I don’t think there was any plagiarism. It’s a pretty common name.

Near the beginning of Catch Me If You Can, Christopher Walken receives some kind of award from his local club. He thanks “Mayor Robert Wagner” then goes on to tell a little story about two mice who fell into a bucket of cream - in which one of the mice drowns.

This scene was a little jarring for anyone who knows about the death of Natalie Wood.

Robert Wagner actually was mayor of New York in the 1950s and 1960s.

The story I read somewhere was that one of the two Starbucks founders was obsessed with Moby Dick, and was pushing for Pequat (the name of the ship…and my favorite insult) or Ishmael’s Coffee. Luckily, someone remembered the name of the first mate…

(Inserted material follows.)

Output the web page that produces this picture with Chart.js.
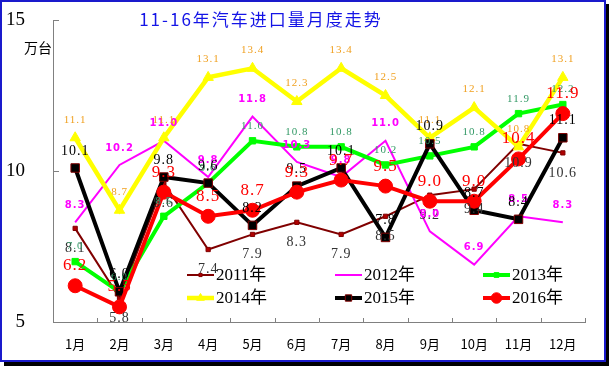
<!DOCTYPE html>
<html>
<head>
<meta charset="utf-8">
<script src="https://cdn.jsdelivr.net/npm/chart.js@4.4.1/dist/chart.umd.min.js"></script>
<style>
  html, body { margin: 0; padding: 0; background: #fff; }
  #wrap { width: 609px; height: 366px; position: relative; }
</style>
</head>
<body>
<div id="wrap"><canvas id="importChart" width="609" height="366"></canvas></div>
<script>
// Monthly car imports, 10k units
const months = ['1月', '2月', '3月', '4月', '5月', '6月', '7月', '8月', '9月', '10月', '11月', '12月'];
const y2011 = [8.1, 5.8, 9.6, 7.4, 7.9, 8.3, 7.9, 8.5, 9.2, 9.4, 10.9, 10.6];
const y2012 = [8.3, 10.2, 11.0, 9.8, 11.8, 10.3, 9.8, 11.0, 8.0, 6.9, 8.5, 8.3];
const y2013 = [7.0, 6.0, 8.5, 9.6, 11.0, 10.8, 10.8, 10.2, 10.5, 10.8, 11.9, 12.2];
const y2014 = [11.1, 8.7, 11.1, 13.1, 13.4, 12.3, 13.4, 12.5, 11.1, 12.1, 10.8, 13.1];
const y2015 = [10.1, 6.0, 9.8, 9.6, 8.2, 9.5, 10.1, 7.8, 10.9, 8.7, 8.4, 11.1];
const y2016 = [6.2, 5.5, 9.3, 8.5, 8.7, 9.3, 9.7, 9.5, 9.0, 9.0, 10.4, 11.9];
const yTicks = [5, 10, 15];

const serif = '"Liberation Serif", "Noto Sans CJK SC", serif';
const cjk = '"Noto Sans CJK SC", sans-serif';

// data label look per series
const labelStyle = [
    { color: '#333333', font: '14px ' + serif, dy: 20 },
    { color: '#ff00ff', font: 'bold 10px "DejaVu Sans", sans-serif', dy: -17 },
    { color: '#339966', font: '11px ' + serif, dy: -15 },
    { color: '#f0a020', font: '11px ' + serif, dy: -18 },
    { color: '#000000', font: '14px ' + serif, dy: -17 },
    { color: '#ff0000', font: '17px ' + serif, dy: -20 }
];

// Data labels, legend, title, frame
const decorPlugin = {
    id: 'decor',
    afterDatasetsDraw(chart) {
        const ctx = chart.ctx;
        ctx.save();
        ctx.textAlign = 'center';
        ctx.textBaseline = 'middle';
        ctx.letterSpacing = '1px';
        chart.data.datasets.forEach((ds, i) => {
            const meta = chart.getDatasetMeta(i);
            const st = labelStyle[i];
            ctx.fillStyle = st.color;
            ctx.font = st.font;
            meta.data.forEach((pt, j) => {
                ctx.fillText(ds.data[j].toFixed(1), pt.x, pt.y + st.dy);
            });
        });
        ctx.restore();
    },
    afterDraw(chart) {
        const ctx = chart.ctx;
        const area = chart.chartArea;
        const ys = chart.scales.y;
        ctx.save();

        // axis ticks (inside) and y labels
        ctx.strokeStyle = '#808080';
        ctx.lineWidth = 1;
        ctx.beginPath();
        yTicks.forEach(v => {
            const y = Math.round(ys.getPixelForValue(v)) + 0.5;
            ctx.moveTo(area.left, y);
            ctx.lineTo(area.left + 6, y);
        });
        for (let k = 1; k <= months.length; k++) {
            const x = Math.round(area.left + (area.right - area.left) * k / months.length) + 0.5;
            ctx.moveTo(x, area.bottom);
            ctx.lineTo(x, area.bottom - 4);
        }
        ctx.stroke();

        ctx.fillStyle = '#000';
        ctx.font = '19px ' + serif;
        ctx.textAlign = 'right';
        ctx.textBaseline = 'middle';
        yTicks.forEach(v => {
            ctx.fillText(String(v), 25, ys.getPixelForValue(v));
        });

        // unit
        ctx.font = '14px ' + cjk;
        ctx.textAlign = 'center';
        ctx.fillText('万台', 38, 48);

        // title
        ctx.fillStyle = '#1414e6';
        ctx.font = '17px ' + cjk;
        ctx.letterSpacing = '2px';
        ctx.fillText('11-16年汽车进口量月度走势', 261, 20);
        ctx.letterSpacing = '0px';

        // legend
        const cols = [187, 335, 483];
        const rows = [275, 298];
        chart.data.datasets.forEach((ds, i) => {
            const x = cols[i % 3];
            const y = rows[Math.floor(i / 3)];
            ctx.strokeStyle = ds.borderColor;
            ctx.lineWidth = ds.borderWidth;
            ctx.beginPath();
            ctx.moveTo(x, y);
            ctx.lineTo(x + 27, y);
            ctx.stroke();
            if (ds.pointRadius > 0) {
                ctx.fillStyle = ds.pointBackgroundColor;
                ctx.strokeStyle = ds.pointBorderColor;
                ctx.lineWidth = ds.pointBorderWidth;
                Chart.helpers.drawPoint(ctx, {
                    pointStyle: ds.pointStyle,
                    radius: ds.pointRadius * 0.75,
                    borderWidth: ds.pointBorderWidth,
                    rotation: 0
                }, x + 13.5, y);
            }
            ctx.fillStyle = '#000';
            ctx.font = '17px ' + serif;
            ctx.textAlign = 'left';
            ctx.fillText(ds.label, x + 29, y + 1);
        });

        // frame with shadow
        ctx.fillStyle = '#000';
        ctx.fillRect(606, 4, 3, 362);
        ctx.fillRect(4, 362, 605, 4);
        ctx.strokeStyle = '#1a1acc';
        ctx.lineWidth = 2;
        ctx.strokeRect(1, 1, 604, 360);
        ctx.restore();
    }
};

function series(label, data, color, width, style, radius, fill, border, order) {
    return {
        label: label,
        data: data,
        borderColor: color,
        backgroundColor: color,
        borderWidth: width,
        pointStyle: style,
        pointRadius: radius,
        pointBackgroundColor: fill,
        pointBorderColor: border,
        pointBorderWidth: 1,
        tension: 0,
        order: order
    };
}

new Chart(document.getElementById('importChart'), {
    type: 'line',
    data: {
        labels: months,
        datasets: [
            series('2011年', y2011, '#800000', 2, 'rect', 3, '#b00000', '#800000', 6),
            series('2012年', y2012, '#ff00ff', 2, 'circle', 0, '#ff00ff', '#ff00ff', 5),
            series('2013年', y2013, '#00ff00', 4, 'rect', 4.5, '#00ff00', '#00ff00', 4),
            series('2014年', y2014, '#ffff00', 4.5, 'triangle', 6, '#ffff00', '#ffff00', 3),
            series('2015年', y2015, '#000000', 4, 'rect', 6, '#000000', '#800000', 2),
            series('2016年', y2016, '#ff0000', 4, 'circle', 7, '#ff0000', '#ff0000', 1)
        ]
    },
    options: {
        responsive: false,
        animation: false,
        layout: { padding: { left: 0, right: 24, top: 20, bottom: 0 } },
        plugins: {
            legend: { display: false },
            tooltip: { enabled: false }
        },
        scales: {
            x: {
                offset: true,
                grid: { display: false },
                border: { display: true, color: '#808080', width: 1 },
                ticks: {
                    color: '#000',
                    font: { family: 'Noto Sans CJK SC', size: 13 },
                    padding: 6,
                    maxRotation: 0
                },
                afterFit: (scale) => { scale.height = 44; }
            },
            y: {
                min: 5,
                max: 15,
                afterBuildTicks: (scale) => { scale.ticks = yTicks.map(v => ({ value: v })); },
                grid: { display: false },
                border: { display: true, color: '#808080', width: 1 },
                ticks: { display: false },
                afterFit: (scale) => { scale.width = 53; }
            }
        }
    },
    plugins: [decorPlugin]
});
</script>
</body>
</html>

A minister in our town was named Steve Erkel. He and his cousin Steve Erkel had a friend, Michael Warren, who needed a name for a TV character… Warren regrets this. He had no idea the character would persist after an episode or two… (from Wiki):

Due to the show and the character’s tremendous popularity during the early 1990s, [Steve] Erkel encountered difficulties using his own name; he received many prank phone calls from “Laura” asking for “Steve”, and businesses found his name to be suspicious.

Nitpick: Pequod

Well, Richard III was known as the White Raptor in Shakespeare’s plays so it all fits.

Maybe they made an exception to the rule, and named it after DeWitt Clinton.

I’ve never made that connection.

On the other hand, I’ve noticed that a lot of Turkish names (and names from ancient Asia Minor) bear a striking resemblance to a lot of the alien names in Star Trek.

It was named for DeWitt Clinton until renamed for Pierce.

Greg Egan’s novel Distress from 1994 or so, features a character named Ned Landers, which I found distracting upon rereading.

But the Mt Clinton road remains to remind folks.

Don’t forget Starbuck in the movie The Rainmaker (1956, Burt Lancaster)

I’m wondering if it’s a factor in why I was comfortable approaching the blind woman I met in 1977 and married six years later.

Just the kind of thing a Pequod would say…

And served to completely confuse my daughter when we had to road walk back to my truck after coming down Eisenhower (dad, there isn’t a Mt Clinton on my map, and the road kinda leads to Washington…).